Greg Lastowka, Blogger

July 11, 2012

11 Min Read

[Rutgers professor and lawyer Greg Lastowka explains why he believes that EA should prevail in its case against Rutgers quarterback Ryan Hart, who's suing the company because his likeness has appeared in NCAA Football -- and the considers the broad implications of a loss or a win for Hart.]

Ryan Hart is one of the most famous quarterbacks in the recent history of Rutgers football. He led the 2005 Scarlet Knights to the Insight Bowl, the first bowl game that Rutgers had played in decades.

Four years later, Hart took on another leading role, this time as the named plaintiff in a class action lawsuit against Electronic Arts.
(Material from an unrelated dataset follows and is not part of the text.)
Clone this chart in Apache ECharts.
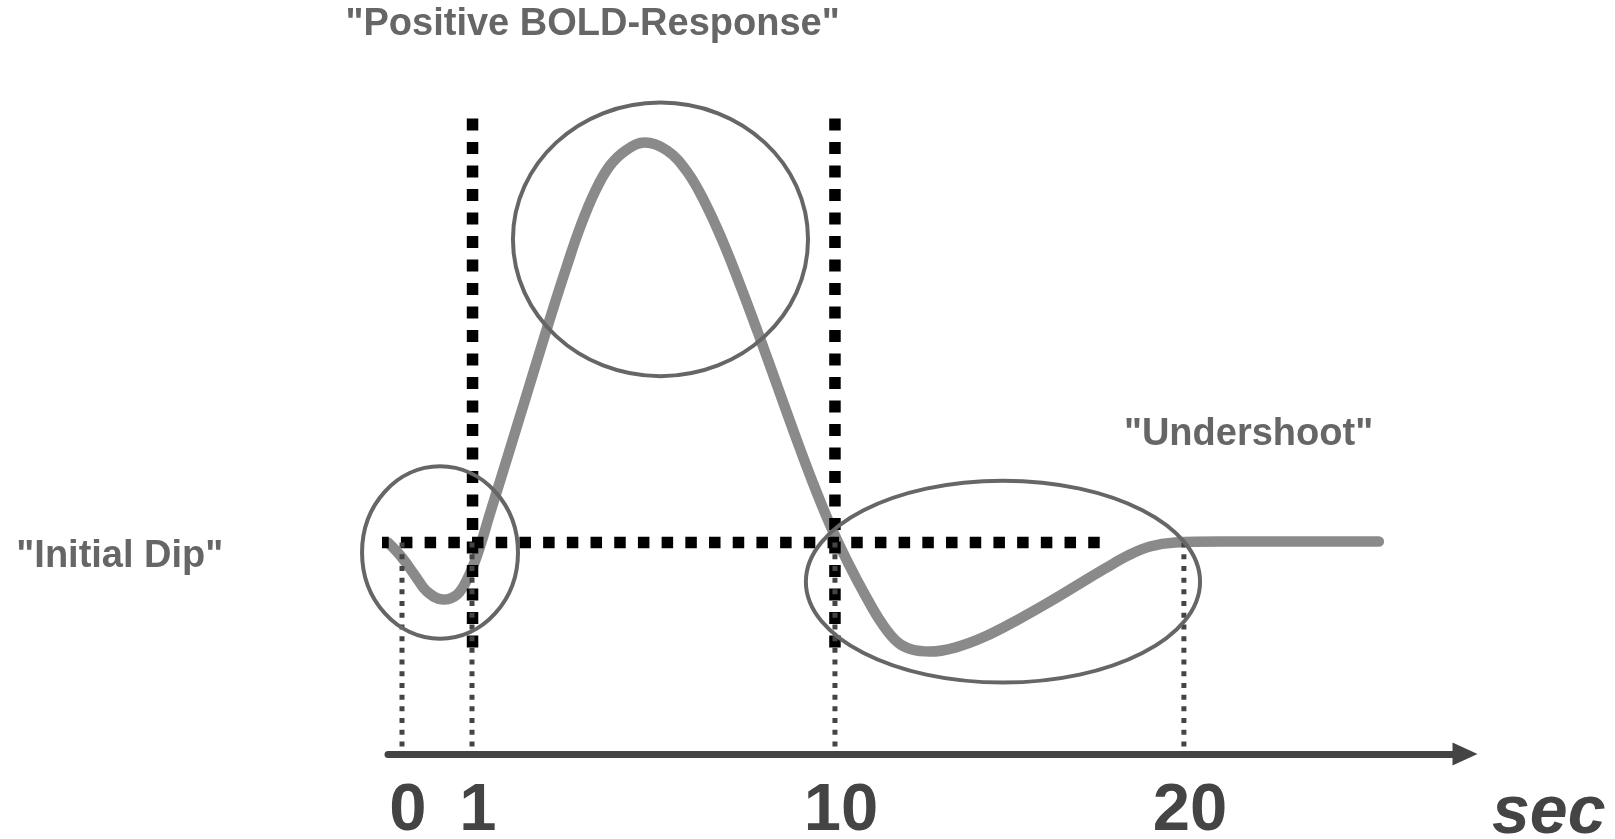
<!DOCTYPE html>
<html>
<head>
<meta charset="utf-8">
<script src="https://cdn.jsdelivr.net/npm/echarts@6/dist/echarts.min.js"></script>
<style>
html,body{margin:0;padding:0;background:#fff;}
#c{width:1615px;height:839px;}
</style>
</head>
<body>
<div id="c"></div>
<script>
// Schematic units: x runs 0..100 along the drawn time axis (not to scale),
// y is the signal relative to baseline (peak ~ 100).
const curveX = [0, 1.30, 2.51, 3.62, 5.11, 6.41, 7.43, 8.36, 9.47, 10.68, 11.88, 13.09, 14.30, 15.51, 16.62, 17.83, 19.22, 20.61, 22.19, 23.86, 25.91, 27.76, 29.43, 31.01, 32.68, 34.35, 36.03, 37.70, 39.37, 41.04, 42.71, 44.38, 45.87, 47.35, 48.65, 50.33, 52.65, 55.43, 58.68, 61.47, 64.25, 66.57, 68.71, 70.75, 73.07, 77.25, 92.0];
const curveY = [0, -3.76, -8.27, -12.28, -14.29, -13.04, -8.77, -2.51, 7.27, 17.80, 28.33, 38.98, 49.64, 60.17, 69.44, 78.97, 87.99, 94.51, 98.52, 100.28, 98.27, 93.01, 85.23, 75.96, 64.68, 52.64, 40.11, 27.58, 15.54, 4.51, -5.01, -13.54, -20.31, -25.07, -26.82, -27.32, -26.32, -23.56, -19.05, -14.79, -10.28, -6.52, -3.26, -1.0, 0, 0.25, 0.25];

const tickPositions = [1.3, 7.8, 41.5, 73.9];
const tickLabels = ['0', '1', '10', '20'];
const axisName = 'sec';

const phaseBoundaryX = [7.85, 41.5];
const phaseBoundaryTop = 106.3;
const phaseBoundaryBottom = -26.3;

const baselineFrom = -1.0;
const baselineTo = 66.1;
const guideTop = 0;
const guideBottom = -52;

const ellipseCX = [4.83, 25.3, 57.1];
const ellipseCY = [-2.5, 76.0, -9.8];
const ellipseRX = [7.24, 13.7, 18.3];
const ellipseRY = [21.6, 34.3, 25.3];

const annotationText = ['"Initial Dip"', '"Positive BOLD-Response"', '"Undershoot"'];
const annotationX = [-24.9, 19.0, 79.9];
const annotationY = [-3.5, 129.9, 27.1];

const FONT = '"Liberation Sans", Arial, sans-serif';

const series = [];

// response curve
series.push({
  type: 'line', z: 2, clip: false, smooth: 0.4, symbol: 'none',
  data: curveX.map((x, i) => [x, curveY[i]]),
  lineStyle: { color: '#8a8a8a', width: 10.5, cap: 'round', join: 'round' }
});

// thick dotted horizontal baseline
series.push({
  type: 'line', z: 3, clip: false, symbol: 'none',
  data: [[baselineFrom, 0], [baselineTo, 0]],
  lineStyle: { color: '#000', width: 11.5, type: [11.5, 12.2], cap: 'butt' }
});

// thick dotted verticals
phaseBoundaryX.forEach(x => {
  series.push({
    type: 'line', z: 3, clip: false, symbol: 'none',
    data: [[x, phaseBoundaryTop], [x, phaseBoundaryBottom]],
    lineStyle: { color: '#000', width: 11.5, type: [12, 11.5], cap: 'butt' }
  });
});

// thin dotted guides down to the axis
tickPositions.forEach(x => {
  series.push({
    type: 'line', z: 4, clip: false, symbol: 'none',
    data: [[x, guideTop], [x, guideBottom]],
    lineStyle: { color: '#444', width: 5, type: [5, 6.7], cap: 'butt' }
  });
});

// ellipses
series.push({
  type: 'custom', z: 5, clip: false,
  data: ellipseCX.map((cx, i) => [cx, ellipseCY[i], ellipseRX[i], ellipseRY[i]]),
  encode: { x: 0, y: 1 },
  renderItem: function (params, api) {
    const c = api.coord([api.value(0), api.value(1)]);
    const s = api.size([api.value(2), api.value(3)]);
    return {
      type: 'ellipse',
      shape: { cx: c[0], cy: c[1], rx: s[0], ry: s[1] },
      style: { fill: 'none', stroke: '#666', lineWidth: 4 }
    };
  }
});

// annotations
series.push({
  type: 'scatter', z: 6, clip: false, symbolSize: 1,
  itemStyle: { color: 'rgba(0,0,0,0)', opacity: 1 },
  data: annotationX.map((x, i) => ({ value: [x, annotationY[i]], name: annotationText[i] })),
  label: {
    show: true, position: 'inside', formatter: p => p.name,
    color: '#666', fontSize: 38, fontWeight: 'bold', fontFamily: FONT
  }
});

const chart = echarts.init(document.getElementById('c'), null, { renderer: 'canvas' });
chart.setOption({
  animation: false,
  backgroundColor: '#fff',
  grid: { left: 388, right: 150, top: 0, bottom: 85, outerBoundsMode: 'none', containLabel: false },
  xAxis: {
    type: 'value', min: 0, max: 100,
    splitLine: { show: false },
    axisLine: {
      show: true, onZero: false,
      lineStyle: { color: '#444', width: 7 },
      symbol: ['none', 'triangle'], symbolSize: [23, 25]
    },
    axisTick: { show: false },
    axisLabel: {
      customValues: tickPositions,
      formatter: v => { const i = tickPositions.indexOf(v); return i >= 0 ? tickLabels[i] : ''; },
      color: '#444', fontSize: 67, fontWeight: 'bold', fontFamily: FONT,
      margin: 24, padding: [0, 0, 0, 12], hideOverlap: false
    },
    name: axisName, nameLocation: 'end', nameGap: 27,
    nameTextStyle: {
      color: '#444', fontSize: 68, fontWeight: 'bold', fontStyle: 'italic', fontFamily: FONT,
      align: 'left', verticalAlign: 'top', padding: [26, 0, 0, 0]
    }
  },
  yAxis: { type: 'value', min: -53, max: 136, show: false },
  series: series
});
</script>
</body>
</html>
Hart's legal team claims that EA has infringed Hart's "right of publicity". Hart also claims EA infringed the rights of other college players by including their information and statistics in EA's college football games without authorization.

Specifically, Hart's complaint is about a nameless quarterback that appears on the Rutgers team in EA's 2004, 2005, and 2006 games. The player wears jersey number 13, is six feet and two inches tall, weighs 197 pounds, wears a wristband on his left wrist, and hails from Florida.
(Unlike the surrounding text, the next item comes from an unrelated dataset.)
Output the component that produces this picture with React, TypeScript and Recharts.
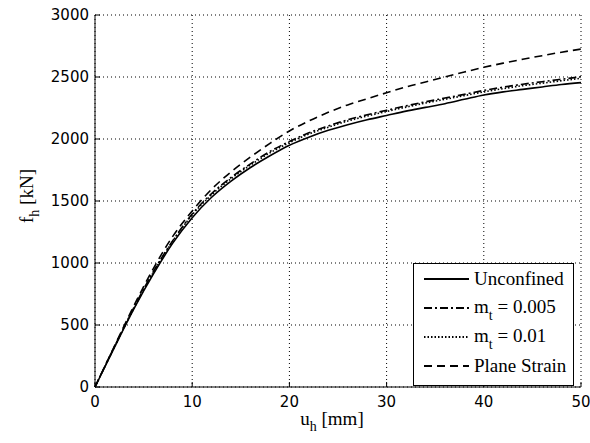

Not coincidentally, that is all true of Ryan Hart. Since the EA games additionally have allowed players to fill in names on team rosters, many people play the nameless Ryan Hart under the name Ryan Hart. Downloadable and accurate rosters of all the featured college teams are currently shared online.
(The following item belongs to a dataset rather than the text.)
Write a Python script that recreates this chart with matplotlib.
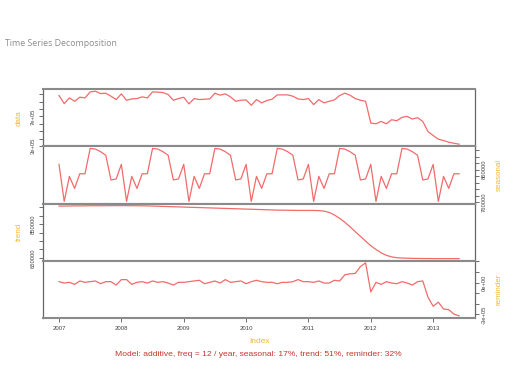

Last fall, a federal district court dismissed Hart's case, explaining that the free speech rights of Electronic Arts trumped Hart's right of publicity claims. Hart appealed and now is arguing his case before a federal appellate court in Philadelphia. Along with several other professors, I submitted a brief to the court explaining why Hart should lose his appeal. Below, I'll explain why.

It's important to see, at the outset, that Hart has a good reason to be bothered by the money being made off his identity. The court that dismissed his case suggested he had been treated unfairly and stated it "appreciates the plight of college players." That plight is primarily about the way money works in college sports.

Ryan Hart was a star Rutgers player during an era when the university was building a new hundred million dollar stadium and negotiating a million-dollar-plus contract with the football team's coach. Universities don't spend money like that without anticipating some significant returns on their expenditures. Yet despite all the money flowing into Rutgers football, Ryan Hart was never paid a dime.

Indeed, Hart could not be paid, because the rules of the National Collegiate Athletics Association forced Hart to be an "amateur". The NCAA excludes any player who takes money from playing NCAA sports. The NCAA's President, Mark Emmert, recently explained that it is "grossly unacceptable and inappropriate to pay players".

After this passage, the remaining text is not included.